Dans l'ensemble les lois Grenelle ont-elles été appliquées ? Quelles mesures restent à appliquer ?

Les lois Grenelle ont été pour une part une véritable « usine à gaz juridique » de près de 200 décrets dont il resterait globalement 10 % à sortir. Mais, contrairement à ce que semblent croire un certain nombre de personnes, ce n’est pas parce qu’un texte est voté qu’il est appliqué. Or, dans bien des domaines la réalité n’a en aucune manière progressée par rapport à la situation intérieure. Par exemple, en matière agricole, la situation des nitrates est toujours la même, le gouvernement actuel est revenu sur les engagements en matière de pesticides et l’agriculture bio a bien peu progressé. De même, en matière de rénovation des bâtiments, les moyens financiers ne sont en aucune manière au rendez-vous. Autre exemple, en matière énergétique, les appels d’offres et les réalisations sont très en deçà des objectifs fixés. Et plus grave encore, après "l’environnement ça suffit" du président Sarkozy, c’est l’esprit même qui avait animé le Grenelle et l’idée d’une économie verte capable de redonner l’activité économique et des emplois la France qui a disparu.

Le Grenelle de l'environnement aura-t-il néanmoins marqué en 2007 une rupture dans la manière d'aborder la décision politique en matière environnementale ?

Incontestablement, sur le plan de la procédure suivie et de la définition des cinq groupes d’acteurs, le Grenelle a marqué un changement. Le discours qu’avait prononcé le président Sarkozy en octobre 2007 est une anthologie de ce qu’il aurait fallu faire et de ce qui n’a pas été fait. Autrement dit, la déception qui a suivi le Grenelle a été à la hauteur des attentes qu’il avait suscité. Et, bien loin d’être une rupture, le Grenelle est devenu un  symbole des promesses non tenues.

Qu’en est-il aujourd'hui ? Les acquis du Grenelle sont-ils sur le point d'être remis en cause ? Est-ce lié à la crise ou au mode de gouvernance actuel ?

Un certain nombre des acquis du Grenelle 1 ont déjà été remis en cause dans le Grenelle 2 et dans l’application des décrets.   La procédure choisie pour la conférence environnementale est de nature très différente et n’implique en aucune manière l’ensemble de nos concitoyens comme avait pu le faire le Grenelle. En revanche, le débat national sur la transition énergétique, même s’il est profondément décevant, a permis ce que le Grenelle n’avait pas fait, de poser la question de la place du nucléaire et a permis même de manière très imparfaite d’ébaucher des scénarios comparatifs ce qui est absolument essentiel. Personnellement, je ne note pas aujourd’hui réellement de recul nouveau par rapport au Grenelle dans sa phase finale, car les reculs étaient intervenus en amont. Ainsi, que ce soit sur la fiscalité écologique, sur l’agriculture, sur la pollution de l’air, sur le renouvelable, les modifications, dont certaines vont plutôt effectivement dans le mauvais sens, sont tout à fait mineures.

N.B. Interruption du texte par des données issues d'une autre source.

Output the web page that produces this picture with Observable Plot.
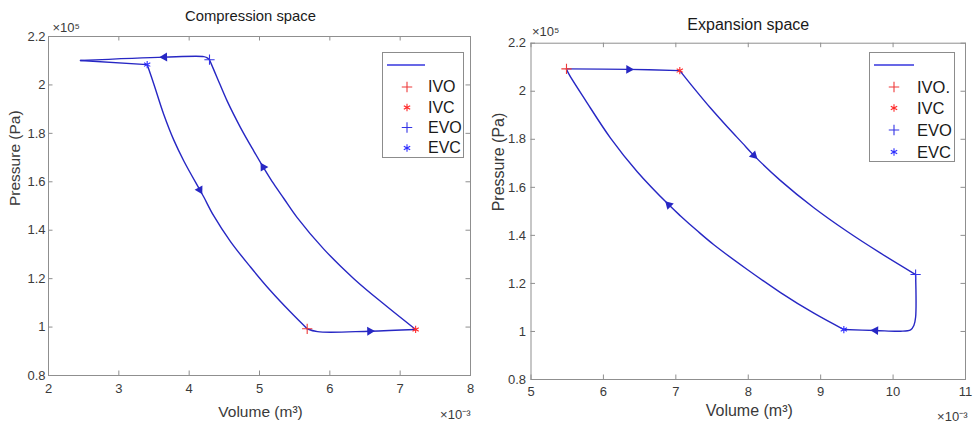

Il est certes facile de mettre tout cela sur le dos de la crise, d’autant plus que la situation n’est guère plus brillante à l’échelle européenne. Mais, en réalité c’est une bataille titanesque qui est menée entre les progressistes et les conservateurs, ceux qui croient dans une économie verte du XXIe siècle et dans la troisième révolution industrielle et ceux qui veulent en rester à la société des mines et du pétrole avec les industries qui la soutienne.

Les associations du collectif Rassemblement pour la planète viennent de découvrir in extremis qu'elles ne figuraient pas dans la liste des organisations invitées à la deuxième conférence environnementale. Comment interprétez-vous ce signe ?

C’est évidemment un très mauvais coup porté, non seulement à la démocratie environnementale, mais de manière plus générale à la question essentielle qui est le rapport entre la santé et l’environnement. À mon sens, la question de la santé environnementale est tout aussi prioritaire que celle du changement climatique. Je ne peux donc que regretter que les lobbys aient « eu la peau » d’associations lanceurs d’alertes justifiées et reconnues.